The Scottish Highlands is one of the world’s great travel destinations because of its scenery, history, culture and variety. Our Black Isle accommodation offers unique access to the area’s distinctive natural world. Neither black nor an island, the Black Isle is a peninsula, 25 miles long and 6 miles wide. It is bounded by the Cromarty, Moray and Beauly Firths. With the Black Isle as your base, you can tour the whole of the Highlands. On the one hand, visit the legendary attractions such as Loch Ness, Loch Maree, Eilean Donan, Dunrobin and Urquhart Castles. On the other hand, travel to the Western and Northern Isles by ferry from the mainland. The possibilities are endless!
The Black Isle Countryside
But let us look at Eilean Dubh – the Black Isle. The fertile soil encouraged settlement and agriculture millennia ago leaving the higher ground to forest. While much of the present look of the countryside is due to human endeavour, nature had the bigger say. Chanonry Point, now a well tended golf course, is the result of glacial debris and the steep cliffs along the southern side a continuation of the geological fault that caused the Great Glen.
This is but the backdrop to your stay – there is much more you must find for yourselves. The rich fishing history of Avoch, the religious development and power centered in Fortrose and Rosemarkie and the wealthy trading history of Cromarty.

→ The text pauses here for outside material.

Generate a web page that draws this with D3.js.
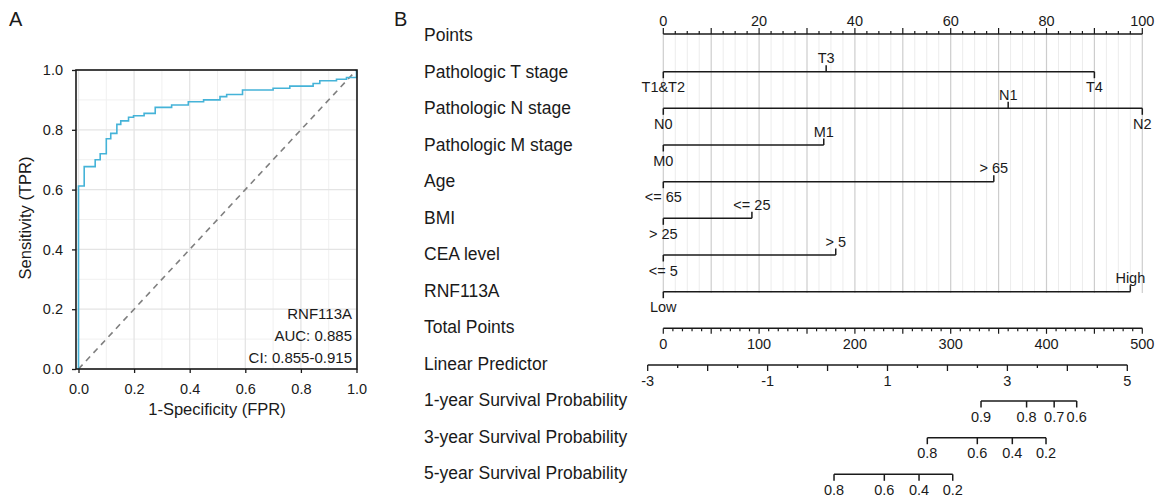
<!DOCTYPE html>
<html><head><meta charset="utf-8">
<script src="https://cdn.jsdelivr.net/npm/d3@7"></script>
<style>
html,body{margin:0;padding:0;background:#fff;}
svg text{font-family:"Liberation Sans",Arial,sans-serif;fill:#1a1a1a;}
</style></head>
<body><svg id="c" width="1159" height="499"></svg>
<script>
// ---------- Panel A data (ROC) ----------
const rocFPR = [0,0,0.0205,0.06,0.078,0.10,0.116,0.138,0.152,0.18,0.198,0.236,0.276,0.335,0.395,0.45,0.509,0.533,0.59,0.70,0.76,0.844,0.868,0.928,0.964,1.0,1.0];
const rocTPR = [0,0.612,0.677,0.70,0.72,0.77,0.788,0.818,0.83,0.842,0.847,0.855,0.875,0.883,0.894,0.90,0.911,0.918,0.933,0.939,0.946,0.955,0.964,0.969,0.975,0.975,1.0];
const rocTicks = [0,0.2,0.4,0.6,0.8,1.0];
const rocLegend = ["RNF113A","AUC: 0.885","CI: 0.855-0.915"];

// ---------- Panel B data (nomogram) ----------
const rowLabels = ["Points","Pathologic T stage","Pathologic N stage","Pathologic M stage","Age","BMI","CEA level","RNF113A","Total Points","Linear Predictor","1-year Survival Probability","3-year Survival Probability","5-year Survival Probability"];
const tLevels = ["T1&T2","T3","T4"],   tPoints = [0,34,90];
const nLevels = ["N0","N1","N2"],      nPoints = [0,72,100];
const mLevels = ["M0","M1"],           mPoints = [0,33.5];
const ageLevels = ["<= 65","> 65"],    agePoints = [0,69];
const bmiLevels = ["> 25","<= 25"],    bmiPoints = [0,18.5];
const ceaLevels = ["<= 5","> 5"],      ceaPoints = [0,36];
const rnfLevels = ["Low","High"],      rnfPoints = [0,97.5];
const pointsTickLabels = [0,20,40,60,80,100];
const totalTickLabels = [0,100,200,300,400,500];
const lpTickLabels = [-3,-1,1,3,5];
const surv1Labels = ["0.9","0.8","0.7","0.6"], surv1LP = [2.56,3.32,3.78,4.156];
const surv3Labels = ["0.8","0.6","0.4","0.2"], surv3LP = [1.664,2.498,3.082,3.644];
const surv5Labels = ["0.8","0.6","0.4","0.2"], surv5LP = [0.108,0.947,1.526,2.088];

const svg = d3.select("#c");
svg.append("rect").attr("width",1159).attr("height",499).attr("fill","#fff");

// ===== Panel A =====
svg.append("text").attr("x",9).attr("y",26).attr("font-size",20).text("A");
const xA = d3.scaleLinear().domain([0,1]).range([78.5,356.5]);
const yA = d3.scaleLinear().domain([0,1]).range([369,70]);
const gA = svg.append("g");
const minor = d3.range(0.1,1,0.2);
gA.selectAll(".gvm").data(minor).join("line")
  .attr("x1",d=>xA(d)).attr("x2",d=>xA(d)).attr("y1",70).attr("y2",369)
  .attr("stroke","#f0f0f0").attr("stroke-width",1);
gA.selectAll(".ghm").data(minor).join("line")
  .attr("y1",d=>yA(d)).attr("y2",d=>yA(d)).attr("x1",76).attr("x2",357)
  .attr("stroke","#f0f0f0").attr("stroke-width",1);
gA.selectAll(".gv").data(rocTicks).join("line")
  .attr("x1",d=>xA(d)).attr("x2",d=>xA(d)).attr("y1",70).attr("y2",369)
  .attr("stroke","#e4e4e4").attr("stroke-width",1.3);
gA.selectAll(".gh").data(rocTicks).join("line")
  .attr("y1",d=>yA(d)).attr("y2",d=>yA(d)).attr("x1",76).attr("x2",357)
  .attr("stroke","#e4e4e4").attr("stroke-width",1.3);
// diagonal
gA.append("line").attr("x1",xA(0)).attr("y1",yA(0)).attr("x2",xA(1)).attr("y2",yA(1))
  .attr("stroke","#7f7f7f").attr("stroke-width",1.6).attr("stroke-dasharray","6,5");
// ROC curve
const roc = rocFPR.map((f,i)=>[f,rocTPR[i]]);
gA.append("path").datum(roc)
  .attr("d",d3.line().x(d=>xA(d[0])).y(d=>yA(d[1])).curve(d3.curveStepAfter))
  .attr("fill","none").attr("stroke","#45b3d8").attr("stroke-width",1.6);
// frame
gA.append("rect").attr("x",76).attr("y",70).attr("width",281).attr("height",299)
  .attr("fill","none").attr("stroke","#1a1a1a").attr("stroke-width",1.6);
// axes
const axXA = gA.append("g").attr("transform","translate(0,369)")
  .call(d3.axisBottom(xA).tickValues(rocTicks).tickFormat(d3.format(".1f")).tickSize(4).tickPadding(11));
const axYA = gA.append("g").attr("transform","translate(76,0)")
  .call(d3.axisLeft(yA).tickValues(rocTicks).tickFormat(d3.format(".1f")).tickSize(4).tickPadding(9));
[axXA,axYA].forEach(a=>{
  a.select(".domain").remove();
  a.selectAll(".tick line").attr("stroke","#1a1a1a").attr("stroke-width",1.3);
  a.selectAll(".tick text").attr("font-size",14.5).attr("fill","#333")
   .attr("font-family","Liberation Sans, Arial, sans-serif");
});
gA.append("text").attr("x",217).attr("y",415).attr("text-anchor","middle").attr("font-size",16.5).text("1-Specificity (FPR)");
gA.append("text").attr("transform","translate(31,218) rotate(-90)").attr("text-anchor","middle").attr("font-size",16.5).text("Sensitivity (TPR)");
gA.selectAll(".leg").data(rocLegend).join("text")
  .attr("x",352).attr("y",(d,i)=>319+i*21.8).attr("text-anchor","end").attr("font-size",15).attr("fill","#333").text(d=>d);

// ===== Panel B =====
svg.append("text").attr("x",394).attr("y",26).attr("font-size",20).text("B");
const xP = d3.scaleLinear().domain([0,100]).range([663.3,1142.3]);
const xT = d3.scaleLinear().domain([0,500]).range([663.3,1142.3]);
const xL = d3.scaleLinear().domain([-3,5]).range([647.7,1127.3]);
const rowY = i => 41 + 36.5*i; // baseline of row label
const gB = svg.append("g");
// row labels
gB.selectAll(".rl").data(rowLabels).join("text")
  .attr("x",424).attr("y",(d,i)=>rowY(i)).attr("font-size",17.5).attr("fill","#1a1a1a").text(d=>d);

// vertical gridlines
const gridTop = 34, gridBot = 293;
gB.selectAll(".gl").data(d3.range(0,100.01,2.5).filter(v=>v%10!==0)).join("line")
  .attr("x1",d=>xP(d)).attr("x2",d=>xP(d)).attr("y1",gridTop).attr("y2",gridBot)
  .attr("stroke","#ececec").attr("stroke-width",1);
gB.selectAll(".gM").data(d3.range(0,100.01,10)).join("line")
  .attr("x1",d=>xP(d)).attr("x2",d=>xP(d)).attr("y1",gridTop).attr("y2",gridBot)
  .attr("stroke","#cdcdcd").attr("stroke-width",1.2);

const black = "#1a1a1a", lw = 1.5, fs = 14.5;
// Points axis (ticks up)
const pY = 34;
gB.append("line").attr("x1",xP(0)).attr("x2",xP(100)).attr("y1",pY).attr("y2",pY).attr("stroke",black).attr("stroke-width",lw);
gB.selectAll(".pt").data(d3.range(0,100.01,2.5)).join("line")
  .attr("x1",d=>xP(d)).attr("x2",d=>xP(d)).attr("y1",pY)
  .attr("y2",d=>pY-(d%10===0?6:3)).attr("stroke",black).attr("stroke-width",1.2);
gB.selectAll(".ptl").data(pointsTickLabels).join("text")
  .attr("x",d=>xP(d)).attr("y",26).attr("text-anchor","middle").attr("font-size",fs).text(d=>d);

// variable rows
const vars = [
  [tLevels,tPoints],[nLevels,nPoints],[mLevels,mPoints],[ageLevels,agePoints],
  [bmiLevels,bmiPoints],[ceaLevels,ceaPoints],[rnfLevels,rnfPoints]
];
const lineYs = [71.7,108.3,145,181.7,218.3,255,291.7];
vars.forEach(([lev,pts],k)=>{
  const y = lineYs[k];
  const g = gB.append("g");
  g.append("line").attr("x1",xP(d3.min(pts))).attr("x2",xP(d3.max(pts))).attr("y1",y).attr("y2",y)
    .attr("stroke",black).attr("stroke-width",lw);
  lev.forEach((l,i)=>{
    const below = i%2===0;
    g.append("line").attr("x1",xP(pts[i])).attr("x2",xP(pts[i])).attr("y1",y)
      .attr("y2",below?y+6.5:y-6.5).attr("stroke",black).attr("stroke-width",lw);
    g.append("text").attr("x",xP(pts[i])).attr("y",below?y+20.5:y-8.5)
      .attr("text-anchor","middle").attr("font-size",fs).text(l);
  });
});

// Total points axis (ticks down)
const tY = 328.3;
gB.append("line").attr("x1",xT(0)).attr("x2",xT(500)).attr("y1",tY).attr("y2",tY).attr("stroke",black).attr("stroke-width",lw);
gB.selectAll(".tt").data(d3.range(0,500.1,10)).join("line")
  .attr("x1",d=>xT(d)).attr("x2",d=>xT(d)).attr("y1",tY)
  .attr("y2",d=>tY+(d%50===0?5.5:3)).attr("stroke",black).attr("stroke-width",1.2);
gB.selectAll(".ttl").data(totalTickLabels).join("text")
  .attr("x",d=>xT(d)).attr("y",348.5).attr("text-anchor","middle").attr("font-size",fs).text(d=>d);

// Linear predictor
const lY = 365;
gB.append("line").attr("x1",xL(-3)).attr("x2",xL(5)).attr("y1",lY).attr("y2",lY).attr("stroke",black).attr("stroke-width",lw);
gB.selectAll(".lt").data(d3.range(-3,5.01,0.5)).join("line")
  .attr("x1",d=>xL(d)).attr("x2",d=>xL(d)).attr("y1",lY)
  .attr("y2",d=>lY+(Number.isInteger(d)?6:3)).attr("stroke",black).attr("stroke-width",1.3);
gB.selectAll(".ltl").data(lpTickLabels).join("text")
  .attr("x",d=>xL(d)).attr("y",385.5).attr("text-anchor","middle").attr("font-size",fs).text(d=>d);

// survival axes
const surv = [[surv1Labels,surv1LP,401],[surv3Labels,surv3LP,437.7],[surv5Labels,surv5LP,474.3]];
surv.forEach(([labs,lps,y])=>{
  const g = gB.append("g");
  g.append("line").attr("x1",xL(d3.min(lps))).attr("x2",xL(d3.max(lps))).attr("y1",y).attr("y2",y)
    .attr("stroke",black).attr("stroke-width",lw);
  g.selectAll("line.t").data(lps).join("line").attr("class","t")
    .attr("x1",d=>xL(d)).attr("x2",d=>xL(d)).attr("y1",y).attr("y2",y+6.5)
    .attr("stroke",black).attr("stroke-width",lw);
  g.selectAll("text").data(labs).join("text")
    .attr("x",(d,i)=>xL(lps[i])).attr("y",y+20.5).attr("text-anchor","middle").attr("font-size",fs).text(d=>d);
});
</script></body></html>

Streams or burns run from the high ground to the shore, the best of these being the Rosemarkie Burn which runs through the Fairy Glen with its Dens or clay cliffs and the Eathie Burn which meets the sea at Eathie Beach, a source of Jurassic era fossils.
On the north side of the Isle much of the Cromarty Firth is given over to maritime purposes – the passage of some of the world’s biggest cruise liners moving by stacked oil rigs makes a true spectacle.
So come and explore the Black Isle, it’s mostly free and you can’t do it anywhere else.